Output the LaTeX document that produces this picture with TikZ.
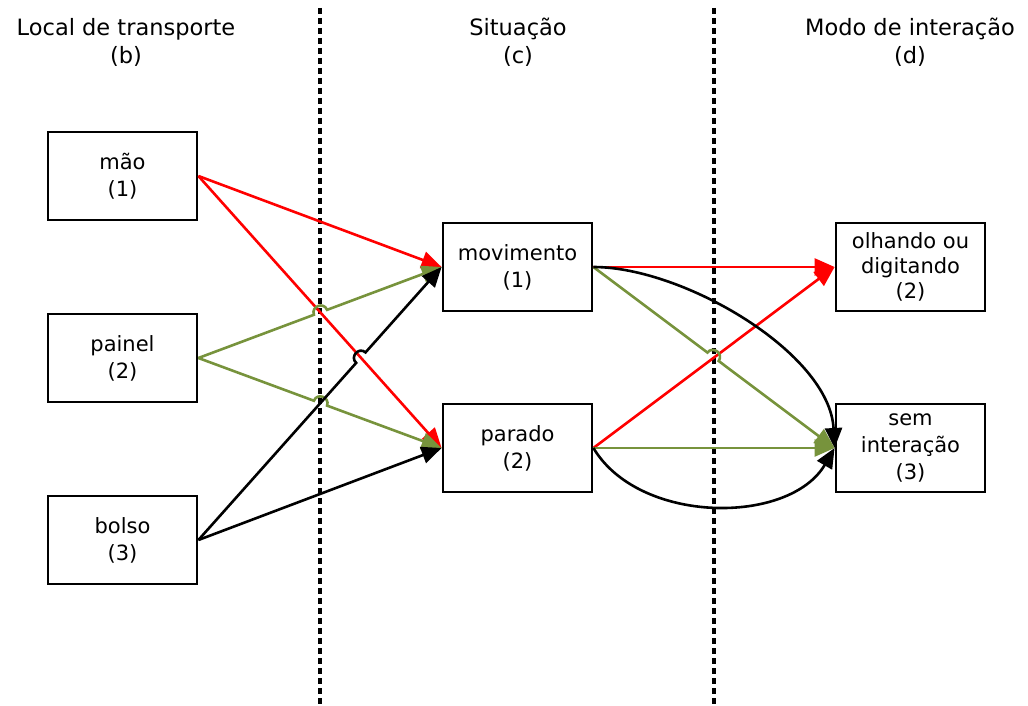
\documentclass[tikz,border=0pt]{standalone}
\usepackage{fontspec}
\setmainfont{DejaVu Sans}
\usetikzlibrary{arrows.meta,calc}
\definecolor{vred}{RGB}{255,0,0}
\definecolor{vgreen}{RGB}{119,147,60}
\newcommand\hopto[4]{%
  \path (#2) -- (#3) coordinate[pos=#4] (hc);
  \coordinate (ha) at ($(hc)!7pt!(#2)$);
  \coordinate (hb) at ($(hc)!7pt!(#3)$);
  \draw[#1] (#2) -- (ha) .. controls ($(ha)!9pt!90:(hc)$) and ($(hb)!9pt!-90:(hc)$) .. (hb) -- (#3);
}
\begin{document}
\begin{tikzpicture}[x=1pt,y=-1pt,
  box/.style={draw,line width=2.8pt,minimum width=149pt,minimum height=88pt,inner sep=0pt,align=center,font=\fontsize{21}{27}\selectfont},
  hdr/.style={align=center,font=\fontsize{22.5}{28}\selectfont},
  sep/.style={line width=3.4pt,dash pattern=on 6pt off 4pt},
  con/.style={line width=2.6pt,-{Triangle[length=20pt,width=17pt]}},
]
\useasboundingbox (0,0) rectangle (1028,706);
% headers
\node[hdr] (h1) at (126,42) {Local de transporte\\(b)};
\node[hdr] (h2) at (518,42) {Situação\\(c)};
\node[hdr] (h3) at (910,42) {Modo de interação\\(d)};
% separators
\coordinate (s1a) at (320,8); \coordinate (s1b) at (320,706);
\coordinate (s2a) at (714,8); \coordinate (s2b) at (714,706);
\draw[sep] (s1a) -- (s1b);
\draw[sep] (s2a) -- (s2b);
% boxes
\node[box] (mao) at (122.5,176) {mão\\(1)};
\node[box] (painel) at (122.5,358) {painel\\(2)};
\node[box] (bolso) at (122.5,540) {bolso\\(3)};
\node[box] (mov) at (517.5,267) {movimento\\(1)};
\node[box] (parado) at (517.5,448) {parado\\(2)};
\node[box,font=\fontsize{21}{25}\selectfont] (olh) at (910.5,267) {olhando ou\\digitando\\(2)};
\node[box] (sem) at (910.5,448) {sem\\interação\\(3)};
% left connectors
\draw[con,vred] (mao.east) -- (mov.west);
\draw[con,vred] (mao.east) -- (parado.west);
\hopto{con,vgreen}{painel.east}{mov.west}{0.502}
\hopto{con,vgreen}{painel.east}{parado.west}{0.502}
\hopto{con,black}{bolso.east}{mov.west}{0.668}
\draw[con,black] (bolso.east) -- (parado.west);
% right connectors
\draw[con,vred] (mov.east) -- (olh.west);
\draw[con,vred] (parado.east) -- (olh.west);
\hopto{con,vgreen}{mov.east}{sem.west}{0.496}
\draw[con,vgreen] (parado.east) -- (sem.west);
\draw[con,black] (mov.east) .. controls +(90,0) and +(-5,-95) .. (sem.west);
\draw[con,black] (parado.east) .. controls +(46,77) and +(-45,77) .. (sem.west);
\end{tikzpicture}
\end{document}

______

> [Problem to work on] Using the material above, return every line exactly as it appears, minus the pictures.

> [Written solution]
Output the LaTeX document that produces this picture with TikZ.
\documentclass[tikz,border=0pt]{standalone}
\usepackage{fontspec}
\setmainfont{DejaVu Sans}
\usetikzlibrary{arrows.meta,calc}
\definecolor{vred}{RGB}{255,0,0}
\definecolor{vgreen}{RGB}{119,147,60}
\newcommand\hopto[4]{%
  \path (#2) -- (#3) coordinate[pos=#4] (hc);
  \coordinate (ha) at ($(hc)!7pt!(#2)$);
  \coordinate (hb) at ($(hc)!7pt!(#3)$);
  \draw[#1] (#2) -- (ha) .. controls ($(ha)!9pt!90:(hc)$) and ($(hb)!9pt!-90:(hc)$) .. (hb) -- (#3);
}
\begin{document}
\begin{tikzpicture}[x=1pt,y=-1pt,
  box/.style={draw,line width=2.8pt,minimum width=149pt,minimum height=88pt,inner sep=0pt,align=center,font=\fontsize{21}{27}\selectfont},
  hdr/.style={align=center,font=\fontsize{22.5}{28}\selectfont},
  sep/.style={line width=3.4pt,dash pattern=on 6pt off 4pt},
  con/.style={line width=2.6pt,-{Triangle[length=20pt,width=17pt]}},
]
\useasboundingbox (0,0) rectangle (1028,706);
% headers
\node[hdr] (h1) at (126,42) {Local de transporte\\(b)};
\node[hdr] (h2) at (518,42) {Situação\\(c)};
\node[hdr] (h3) at (910,42) {Modo de interação\\(d)};
% separators
\coordinate (s1a) at (320,8); \coordinate (s1b) at (320,706);
\coordinate (s2a) at (714,8); \coordinate (s2b) at (714,706);
\draw[sep] (s1a) -- (s1b);
\draw[sep] (s2a) -- (s2b);
% boxes
\node[box] (mao) at (122.5,176) {mão\\(1)};
\node[box] (painel) at (122.5,358) {painel\\(2)};
\node[box] (bolso) at (122.5,540) {bolso\\(3)};
\node[box] (mov) at (517.5,267) {movimento\\(1)};
\node[box] (parado) at (517.5,448) {parado\\(2)};
\node[box,font=\fontsize{21}{25}\selectfont] (olh) at (910.5,267) {olhando ou\\digitando\\(2)};
\node[box] (sem) at (910.5,448) {sem\\interação\\(3)};
% left connectors
\draw[con,vred] (mao.east) -- (mov.west);
\draw[con,vred] (mao.east) -- (parado.west);
\hopto{con,vgreen}{painel.east}{mov.west}{0.502}
\hopto{con,vgreen}{painel.east}{parado.west}{0.502}
\hopto{con,black}{bolso.east}{mov.west}{0.668}
\draw[con,black] (bolso.east) -- (parado.west);
% right connectors
\draw[con,vred] (mov.east) -- (olh.west);
\draw[con,vred] (parado.east) -- (olh.west);
\hopto{con,vgreen}{mov.east}{sem.west}{0.496}
\draw[con,vgreen] (parado.east) -- (sem.west);
\draw[con,black] (mov.east) .. controls +(90,0) and +(-5,-95) .. (sem.west);
\draw[con,black] (parado.east) .. controls +(46,77) and +(-45,77) .. (sem.west);
\end{tikzpicture}
\end{document}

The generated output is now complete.